Due to first quarter FDI inflows, the Delhi region received moderately higher cumulative FDI inflows for the first nine months of the current financial year, at $8.3 billion or Rs 57,333 crore, while the Maharashtra region got $8 billion or Rs 56,346 crore.
Delhi NCR, consisting of Noida and Greater Noida in Uttar Pradesh, and the Gurgaon-Manesar belt in Haryana, has been witnessing huge interest from foreign players.
For instance, China-based handset maker Oppo is setting up a greenfield electronic manufacturing cluster in Greater Noida.
The project is expected to receive a total investment of Rs 3500 crores over a period of 5-10 years. Also, the biggest Chinese private property developer Dalian Wanda Group expressed its interest in investing in lifestyle and commercial real estate in Greater Noida. The $86 billion worth company decided to invest in Greater Noida after Indian Prime Minister Narendra Modi visited Beijing.

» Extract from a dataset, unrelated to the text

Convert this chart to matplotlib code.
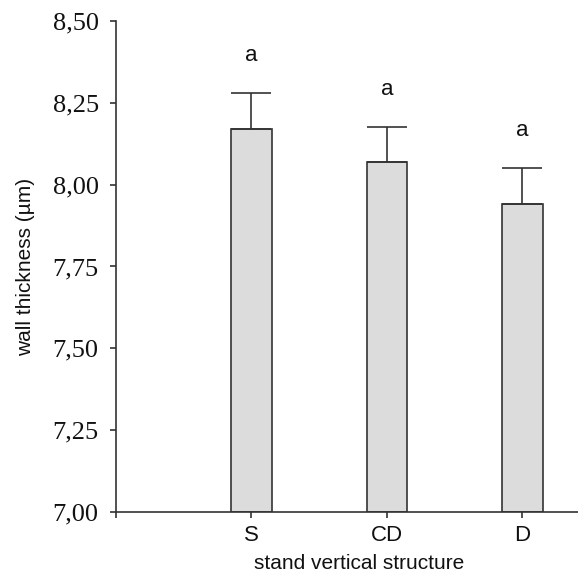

Then, Scartlet, a Dutch telecom company, announced its plan to set up an electronic product manufacturing company in Greater Noida. Foreign investment in this sector is of great significance because at present, there is no electronic chip manufacturing or semiconductor wafer fabrication plant in India. In India, domestic electronics requirement is entirely met through imports.
Overall in the country, FDi dropped for the first time under the current regime, going down by 7 per cent in the April-December period of FY19.
The figures showed that FDI inflows reduced to $33.5 billion over the period, down from almost $36 billion in the same period of the previous year.
A close look at the RBI’s data shows a marked slowdown in FDI. In the first financial year (2014-15) of the current government, FDI shot up by 25 per cent. This growth rate has fallen to just 3 per cent in 2017-18, according to latest statistics.